Iran or China has issues with my website? They'll block it. Problem solved. I don't have to think about it too much. They do the work for me.

EU has beef with my website? Go ahead, you block it too, I don't care. I'll grab some popcorn and sit back and watch how your citizens react. (hee hee)

> And much more uncontroversially, if you are accepting payments from someone in another country, then you are definitely doing business in that country.

I disagree with this, as well, if those payments are coming from individuals and not businesses. If an individual in Germany flies over to the US and buys something from me, they are subject to US laws in that transaction. They are subject to German laws when they take that thing back. But in NO part of the entire process am I subject to German laws.
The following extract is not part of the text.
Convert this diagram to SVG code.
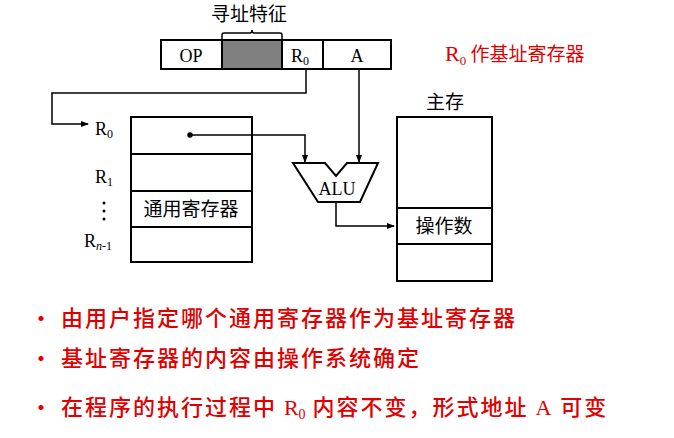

That doesn't change if "flies with an international flight" changes to "travels virtually via an international TCP connection".


> If like me you're in the US they don't have any jurisdiction!

They do if you do business in Europe, for example by serving users in Europe.


>If I run, say, a porn site, hosted in the US, as a US company, is it my responsibility to prevent users in a country where pornography is illegal from using my sit

Actually you have in most cases as trade agreements and various treaties usually provide the framework to extend laws and regulations between countries.

Gambling sites for example wether they are run from the UK, Malta or CAR explicitly block US users due to US laws which prevent online gambling.

If you are running a gambling site even in some 3rd world non extradition country if you do not respect the UIGEA you'll be sanctioned and an arrest warrant will be issued faster than you can say poker stars.


> What if I refuse to provide visitor logs, is it OK for them to block my site at the border? What about to order a private teleco to block my site?

That depends exclusively on the laws of the country in question, not on the laws of the country the offender is based on. That's what a sovereign state does, it determines its own rules.


>Then Germans will have to prosecute those going to the website and using it or remove it from German DNS servers. Germany has no right to try and limit the rights of US citizens by extension of limiting those of Germans.

And? That's exactly what happened. The Telegram Operators were given a choice and they picked. If a US operator is given the same choice, they can pick no business with German users or remove the content the germans don't like. If they pick the later, you have no business to complain about that, really, since it doesn't affect you as US citizen.

>As much as I hate the Nazis, Nazi sentiment is not illegal in the USA as long as they stay within the law. The German government has no right to push their ideology and laws here. Again block Germans from the site or sue to have Parler block German user IP addresses (good luck with that, it won't last 5 minutes before the judge laughs and says "next case")

Nazis have no right to push their ideology here. Nor should they have anywhere. "They ought to be hammered back into the holes they crawled out of" to cite a recently popular music single in germany. All their ideology leads to is authoritarianism, oppression, violence and war.


> Many internet services are not country specific

The companies and/or owners of those services do operate under a certain legal aegis, though. It’s not like they are stateless.

I just happened to read the text on a food product; it had text in three languages, and the www.* domains listed in the three texts were in the ccTLD for each country. No .com was mentioned anywhere.